** begin **

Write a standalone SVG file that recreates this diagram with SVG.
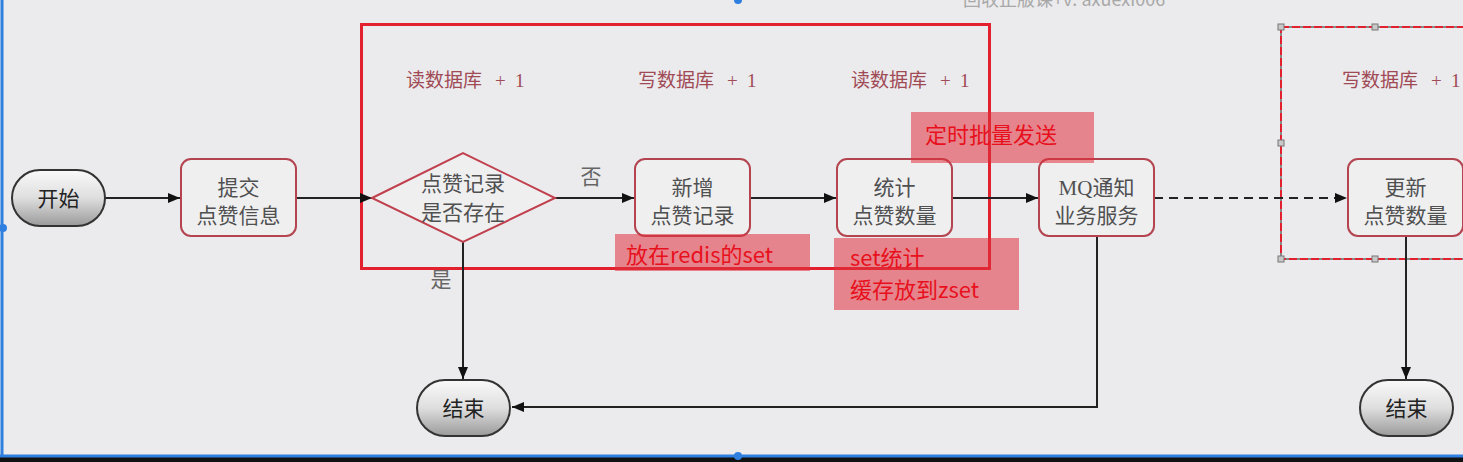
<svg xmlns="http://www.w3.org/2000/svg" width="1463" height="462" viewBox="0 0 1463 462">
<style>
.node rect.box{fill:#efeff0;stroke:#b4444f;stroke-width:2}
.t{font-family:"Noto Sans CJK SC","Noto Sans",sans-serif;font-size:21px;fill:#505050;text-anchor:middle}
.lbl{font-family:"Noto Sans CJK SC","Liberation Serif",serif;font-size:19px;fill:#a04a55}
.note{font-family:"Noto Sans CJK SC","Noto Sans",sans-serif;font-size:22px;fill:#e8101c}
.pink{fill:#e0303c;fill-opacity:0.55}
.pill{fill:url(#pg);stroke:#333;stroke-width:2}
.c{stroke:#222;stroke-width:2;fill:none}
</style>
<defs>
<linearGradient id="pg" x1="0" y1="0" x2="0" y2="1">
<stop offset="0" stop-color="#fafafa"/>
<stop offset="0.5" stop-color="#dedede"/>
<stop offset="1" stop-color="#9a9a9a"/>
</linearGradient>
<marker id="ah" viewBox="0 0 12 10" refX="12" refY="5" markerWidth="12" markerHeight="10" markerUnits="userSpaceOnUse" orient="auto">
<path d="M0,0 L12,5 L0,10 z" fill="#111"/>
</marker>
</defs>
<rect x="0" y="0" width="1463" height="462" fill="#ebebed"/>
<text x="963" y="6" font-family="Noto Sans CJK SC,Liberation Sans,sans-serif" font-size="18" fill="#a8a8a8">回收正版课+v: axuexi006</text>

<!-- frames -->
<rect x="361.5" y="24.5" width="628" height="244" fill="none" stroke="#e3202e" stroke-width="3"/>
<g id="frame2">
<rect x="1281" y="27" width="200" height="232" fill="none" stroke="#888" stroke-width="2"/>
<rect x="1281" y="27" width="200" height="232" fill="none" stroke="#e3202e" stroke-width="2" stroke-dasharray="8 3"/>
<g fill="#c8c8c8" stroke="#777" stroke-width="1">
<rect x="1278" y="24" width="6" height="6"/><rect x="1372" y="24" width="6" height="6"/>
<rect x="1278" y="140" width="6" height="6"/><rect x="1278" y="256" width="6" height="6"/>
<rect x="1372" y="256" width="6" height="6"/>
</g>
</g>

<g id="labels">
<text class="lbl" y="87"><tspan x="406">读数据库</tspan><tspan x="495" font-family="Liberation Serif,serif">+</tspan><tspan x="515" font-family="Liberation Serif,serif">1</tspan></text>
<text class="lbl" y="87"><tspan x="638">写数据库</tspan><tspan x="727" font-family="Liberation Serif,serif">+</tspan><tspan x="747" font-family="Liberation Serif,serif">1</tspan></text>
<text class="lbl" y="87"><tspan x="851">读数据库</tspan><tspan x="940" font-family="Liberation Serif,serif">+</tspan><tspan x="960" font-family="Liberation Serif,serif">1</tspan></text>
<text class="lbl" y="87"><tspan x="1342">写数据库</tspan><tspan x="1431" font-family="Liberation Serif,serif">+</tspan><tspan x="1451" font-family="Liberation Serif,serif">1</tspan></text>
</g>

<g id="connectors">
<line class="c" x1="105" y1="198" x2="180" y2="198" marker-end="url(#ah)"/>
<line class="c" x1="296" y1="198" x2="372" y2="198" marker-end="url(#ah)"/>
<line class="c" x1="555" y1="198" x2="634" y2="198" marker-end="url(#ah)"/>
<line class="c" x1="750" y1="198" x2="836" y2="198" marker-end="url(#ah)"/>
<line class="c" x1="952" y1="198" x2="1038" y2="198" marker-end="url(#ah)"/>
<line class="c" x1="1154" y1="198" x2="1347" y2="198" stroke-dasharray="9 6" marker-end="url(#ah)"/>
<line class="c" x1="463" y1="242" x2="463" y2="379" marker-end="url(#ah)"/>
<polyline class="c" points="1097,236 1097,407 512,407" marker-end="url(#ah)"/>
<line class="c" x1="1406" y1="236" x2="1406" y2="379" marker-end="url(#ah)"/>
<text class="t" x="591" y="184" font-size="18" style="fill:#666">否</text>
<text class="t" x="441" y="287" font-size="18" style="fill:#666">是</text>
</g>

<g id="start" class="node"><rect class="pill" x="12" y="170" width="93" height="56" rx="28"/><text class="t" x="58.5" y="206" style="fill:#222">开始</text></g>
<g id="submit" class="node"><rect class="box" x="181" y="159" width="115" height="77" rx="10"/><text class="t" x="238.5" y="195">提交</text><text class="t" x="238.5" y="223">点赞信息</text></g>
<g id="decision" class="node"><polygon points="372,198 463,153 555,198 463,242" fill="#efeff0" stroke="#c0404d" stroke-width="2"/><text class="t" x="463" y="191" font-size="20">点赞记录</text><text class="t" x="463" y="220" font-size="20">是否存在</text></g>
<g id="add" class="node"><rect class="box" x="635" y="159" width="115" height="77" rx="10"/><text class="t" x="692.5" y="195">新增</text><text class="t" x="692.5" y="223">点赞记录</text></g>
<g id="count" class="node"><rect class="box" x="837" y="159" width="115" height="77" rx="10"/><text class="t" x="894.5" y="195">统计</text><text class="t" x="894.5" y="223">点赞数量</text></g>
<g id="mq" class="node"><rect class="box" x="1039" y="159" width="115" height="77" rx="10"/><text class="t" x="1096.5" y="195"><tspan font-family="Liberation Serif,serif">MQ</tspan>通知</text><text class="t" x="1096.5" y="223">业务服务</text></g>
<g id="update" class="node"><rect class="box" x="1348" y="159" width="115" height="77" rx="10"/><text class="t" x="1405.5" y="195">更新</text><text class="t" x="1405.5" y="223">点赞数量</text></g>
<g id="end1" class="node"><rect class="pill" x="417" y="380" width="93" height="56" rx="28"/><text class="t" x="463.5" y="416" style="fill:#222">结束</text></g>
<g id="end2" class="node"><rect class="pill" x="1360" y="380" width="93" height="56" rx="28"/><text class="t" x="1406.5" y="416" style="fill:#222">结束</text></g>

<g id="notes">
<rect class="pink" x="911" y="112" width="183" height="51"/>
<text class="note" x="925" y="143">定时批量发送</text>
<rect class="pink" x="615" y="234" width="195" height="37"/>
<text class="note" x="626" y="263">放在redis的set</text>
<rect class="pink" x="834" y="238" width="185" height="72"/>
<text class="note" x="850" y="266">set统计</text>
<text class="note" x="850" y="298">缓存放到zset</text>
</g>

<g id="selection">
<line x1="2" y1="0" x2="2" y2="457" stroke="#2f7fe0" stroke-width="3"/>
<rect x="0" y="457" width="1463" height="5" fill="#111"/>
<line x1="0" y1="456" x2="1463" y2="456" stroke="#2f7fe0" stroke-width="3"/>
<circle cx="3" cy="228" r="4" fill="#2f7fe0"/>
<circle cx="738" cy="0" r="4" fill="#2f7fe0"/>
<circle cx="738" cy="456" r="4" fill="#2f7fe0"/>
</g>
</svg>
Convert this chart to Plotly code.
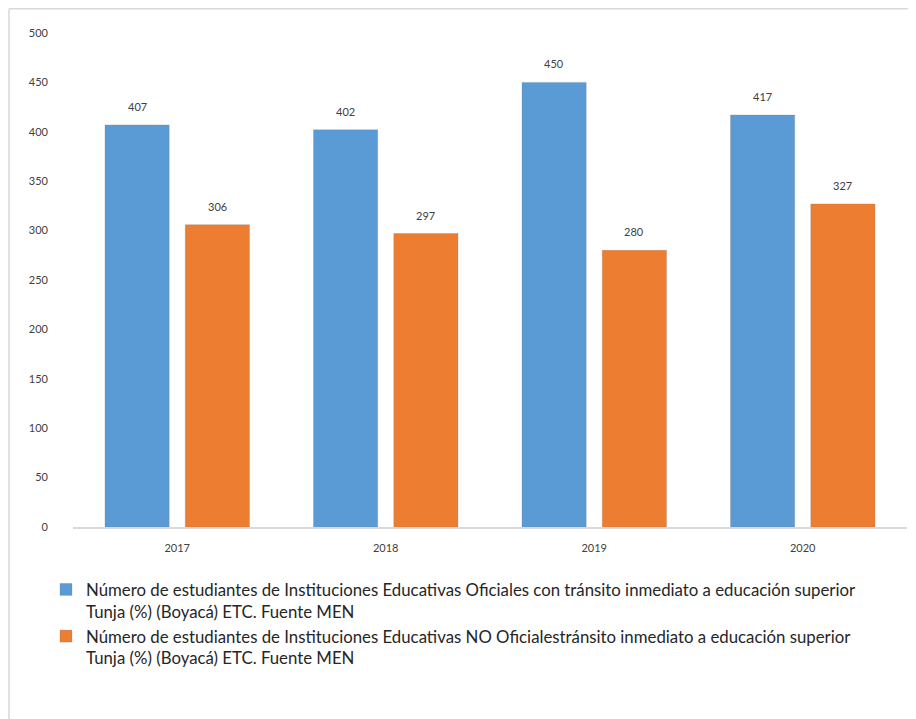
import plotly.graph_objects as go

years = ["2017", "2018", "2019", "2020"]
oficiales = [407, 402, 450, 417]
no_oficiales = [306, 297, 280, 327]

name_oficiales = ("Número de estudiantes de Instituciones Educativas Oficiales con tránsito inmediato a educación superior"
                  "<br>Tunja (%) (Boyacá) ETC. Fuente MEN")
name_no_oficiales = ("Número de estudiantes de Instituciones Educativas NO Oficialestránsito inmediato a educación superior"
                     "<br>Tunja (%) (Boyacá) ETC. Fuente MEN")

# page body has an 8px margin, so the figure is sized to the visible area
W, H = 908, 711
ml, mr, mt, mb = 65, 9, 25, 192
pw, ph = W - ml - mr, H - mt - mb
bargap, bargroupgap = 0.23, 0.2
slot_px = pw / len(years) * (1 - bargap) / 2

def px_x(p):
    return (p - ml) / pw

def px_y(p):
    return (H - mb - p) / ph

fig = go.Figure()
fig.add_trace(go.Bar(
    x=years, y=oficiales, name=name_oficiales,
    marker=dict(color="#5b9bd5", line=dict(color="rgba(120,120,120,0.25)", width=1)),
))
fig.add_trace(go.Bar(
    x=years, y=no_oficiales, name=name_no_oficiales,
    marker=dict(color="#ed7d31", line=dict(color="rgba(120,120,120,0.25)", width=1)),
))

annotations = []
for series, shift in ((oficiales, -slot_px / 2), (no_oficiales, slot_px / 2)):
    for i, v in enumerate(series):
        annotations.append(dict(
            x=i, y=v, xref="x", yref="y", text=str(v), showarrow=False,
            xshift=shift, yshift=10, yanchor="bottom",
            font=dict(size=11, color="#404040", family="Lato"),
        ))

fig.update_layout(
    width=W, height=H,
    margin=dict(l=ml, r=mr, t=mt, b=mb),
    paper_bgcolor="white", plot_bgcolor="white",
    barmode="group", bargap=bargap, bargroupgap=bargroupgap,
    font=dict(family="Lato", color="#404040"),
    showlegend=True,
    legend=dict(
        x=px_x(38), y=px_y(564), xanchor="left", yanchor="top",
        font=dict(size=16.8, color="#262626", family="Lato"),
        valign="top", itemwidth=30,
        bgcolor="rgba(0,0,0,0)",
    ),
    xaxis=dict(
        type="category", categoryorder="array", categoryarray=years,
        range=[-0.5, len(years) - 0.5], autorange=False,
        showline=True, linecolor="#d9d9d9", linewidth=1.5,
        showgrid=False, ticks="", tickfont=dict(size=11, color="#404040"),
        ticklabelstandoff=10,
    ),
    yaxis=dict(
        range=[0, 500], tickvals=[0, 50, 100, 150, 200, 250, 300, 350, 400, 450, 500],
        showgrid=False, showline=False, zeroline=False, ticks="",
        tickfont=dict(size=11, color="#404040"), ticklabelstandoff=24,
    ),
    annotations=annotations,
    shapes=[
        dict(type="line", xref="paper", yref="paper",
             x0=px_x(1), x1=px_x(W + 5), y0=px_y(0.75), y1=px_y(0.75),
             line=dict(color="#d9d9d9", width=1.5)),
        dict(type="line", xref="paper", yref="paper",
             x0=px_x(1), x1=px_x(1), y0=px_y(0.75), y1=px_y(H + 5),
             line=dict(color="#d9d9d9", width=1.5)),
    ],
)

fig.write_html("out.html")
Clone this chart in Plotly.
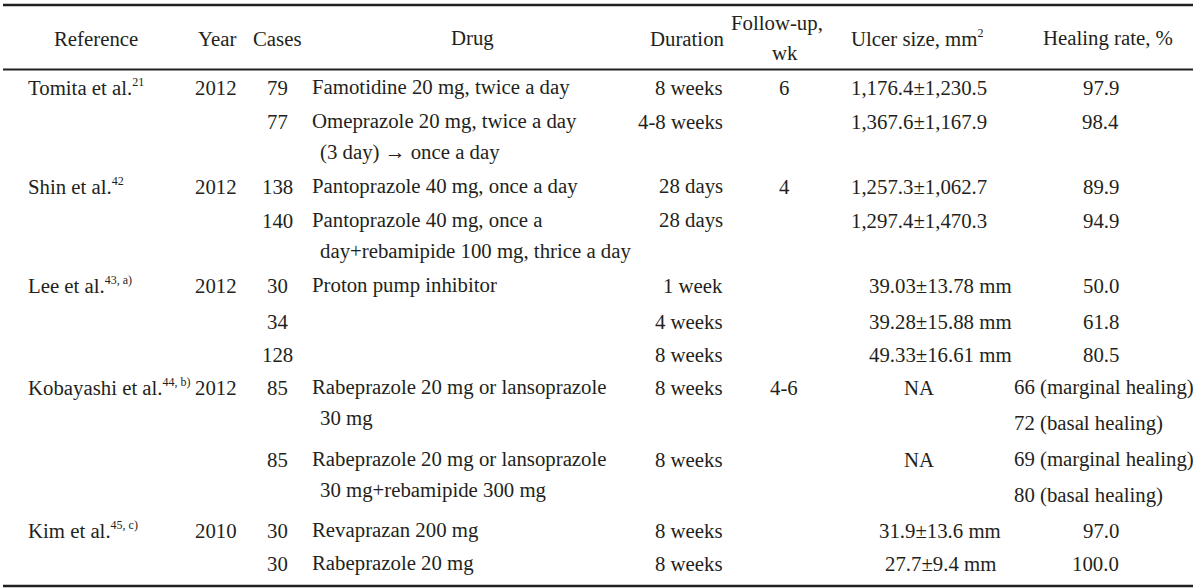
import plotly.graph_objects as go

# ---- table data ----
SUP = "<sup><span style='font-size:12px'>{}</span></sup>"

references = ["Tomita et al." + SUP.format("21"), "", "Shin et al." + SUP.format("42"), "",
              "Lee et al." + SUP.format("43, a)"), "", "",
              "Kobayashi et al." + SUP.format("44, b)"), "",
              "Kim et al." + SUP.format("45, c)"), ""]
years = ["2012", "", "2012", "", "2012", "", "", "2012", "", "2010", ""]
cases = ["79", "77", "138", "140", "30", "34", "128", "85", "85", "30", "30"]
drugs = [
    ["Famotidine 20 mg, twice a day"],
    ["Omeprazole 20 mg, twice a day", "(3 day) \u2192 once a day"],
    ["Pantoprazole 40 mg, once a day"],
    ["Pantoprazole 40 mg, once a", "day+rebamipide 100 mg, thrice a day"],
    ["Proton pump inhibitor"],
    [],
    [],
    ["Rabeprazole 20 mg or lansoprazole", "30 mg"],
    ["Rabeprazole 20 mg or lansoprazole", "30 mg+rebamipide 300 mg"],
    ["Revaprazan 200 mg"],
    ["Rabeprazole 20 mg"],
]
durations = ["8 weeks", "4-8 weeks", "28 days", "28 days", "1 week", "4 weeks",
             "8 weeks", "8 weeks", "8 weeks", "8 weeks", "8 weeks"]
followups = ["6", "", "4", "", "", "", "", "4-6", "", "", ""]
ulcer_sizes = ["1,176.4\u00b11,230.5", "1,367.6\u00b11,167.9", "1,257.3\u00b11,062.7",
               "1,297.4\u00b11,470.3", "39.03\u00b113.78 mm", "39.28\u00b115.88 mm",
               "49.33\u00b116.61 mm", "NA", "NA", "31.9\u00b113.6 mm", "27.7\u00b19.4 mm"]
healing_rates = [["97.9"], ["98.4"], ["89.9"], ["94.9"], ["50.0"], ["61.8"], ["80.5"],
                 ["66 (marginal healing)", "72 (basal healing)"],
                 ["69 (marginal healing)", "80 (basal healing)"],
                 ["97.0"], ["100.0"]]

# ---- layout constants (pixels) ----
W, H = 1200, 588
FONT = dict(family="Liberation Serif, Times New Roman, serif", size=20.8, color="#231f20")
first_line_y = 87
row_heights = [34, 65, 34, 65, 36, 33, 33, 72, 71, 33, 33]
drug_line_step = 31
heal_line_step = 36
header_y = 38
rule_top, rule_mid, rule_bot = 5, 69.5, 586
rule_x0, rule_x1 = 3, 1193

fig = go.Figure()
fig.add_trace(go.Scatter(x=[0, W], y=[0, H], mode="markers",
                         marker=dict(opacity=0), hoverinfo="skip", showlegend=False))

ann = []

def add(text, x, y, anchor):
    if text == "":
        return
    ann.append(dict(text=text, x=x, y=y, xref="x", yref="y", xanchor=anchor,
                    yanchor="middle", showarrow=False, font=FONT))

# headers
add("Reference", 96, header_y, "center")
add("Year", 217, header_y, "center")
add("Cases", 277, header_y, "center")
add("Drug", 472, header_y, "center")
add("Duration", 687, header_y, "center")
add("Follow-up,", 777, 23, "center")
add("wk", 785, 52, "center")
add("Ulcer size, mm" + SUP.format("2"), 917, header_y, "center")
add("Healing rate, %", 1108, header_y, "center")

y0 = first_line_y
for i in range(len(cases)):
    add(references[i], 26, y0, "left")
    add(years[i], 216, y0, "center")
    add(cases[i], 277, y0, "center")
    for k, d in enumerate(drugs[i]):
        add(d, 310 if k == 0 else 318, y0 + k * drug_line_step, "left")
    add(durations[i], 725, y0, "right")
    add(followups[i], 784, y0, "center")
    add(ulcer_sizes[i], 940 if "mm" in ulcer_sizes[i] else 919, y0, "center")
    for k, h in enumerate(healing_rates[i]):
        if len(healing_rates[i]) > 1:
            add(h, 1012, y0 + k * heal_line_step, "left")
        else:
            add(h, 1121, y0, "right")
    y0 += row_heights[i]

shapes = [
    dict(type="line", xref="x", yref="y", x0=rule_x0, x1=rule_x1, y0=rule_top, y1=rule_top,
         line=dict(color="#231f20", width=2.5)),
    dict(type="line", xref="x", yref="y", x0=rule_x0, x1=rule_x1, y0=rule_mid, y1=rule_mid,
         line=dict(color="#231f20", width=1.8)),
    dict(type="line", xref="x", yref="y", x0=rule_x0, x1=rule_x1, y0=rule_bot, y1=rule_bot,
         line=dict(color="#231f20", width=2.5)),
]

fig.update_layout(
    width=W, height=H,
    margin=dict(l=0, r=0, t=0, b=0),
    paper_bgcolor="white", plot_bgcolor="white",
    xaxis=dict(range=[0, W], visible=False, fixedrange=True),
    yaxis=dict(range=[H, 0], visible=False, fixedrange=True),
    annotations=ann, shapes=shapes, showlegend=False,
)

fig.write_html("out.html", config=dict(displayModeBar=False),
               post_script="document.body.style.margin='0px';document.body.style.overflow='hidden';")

** end **

# Aim of the exercise:
From the records above, copy only the lines running from the line holding "Convert this chart to Plotly code." through the line holding "return (H - mb - p) / ph", with no pictures.

# Exercise output:
Convert this chart to Plotly code.
import plotly.graph_objects as go

years = ["2017", "2018", "2019", "2020"]
oficiales = [407, 402, 450, 417]
no_oficiales = [306, 297, 280, 327]

name_oficiales = ("Número de estudiantes de Instituciones Educativas Oficiales con tránsito inmediato a educación superior"
                  "<br>Tunja (%) (Boyacá) ETC. Fuente MEN")
name_no_oficiales = ("Número de estudiantes de Instituciones Educativas NO Oficialestránsito inmediato a educación superior"
                     "<br>Tunja (%) (Boyacá) ETC. Fuente MEN")

# page body has an 8px margin, so the figure is sized to the visible area
W, H = 908, 711
ml, mr, mt, mb = 65, 9, 25, 192
pw, ph = W - ml - mr, H - mt - mb
bargap, bargroupgap = 0.23, 0.2
slot_px = pw / len(years) * (1 - bargap) / 2

def px_x(p):
    return (p - ml) / pw

def px_y(p):
    return (H - mb - p) / ph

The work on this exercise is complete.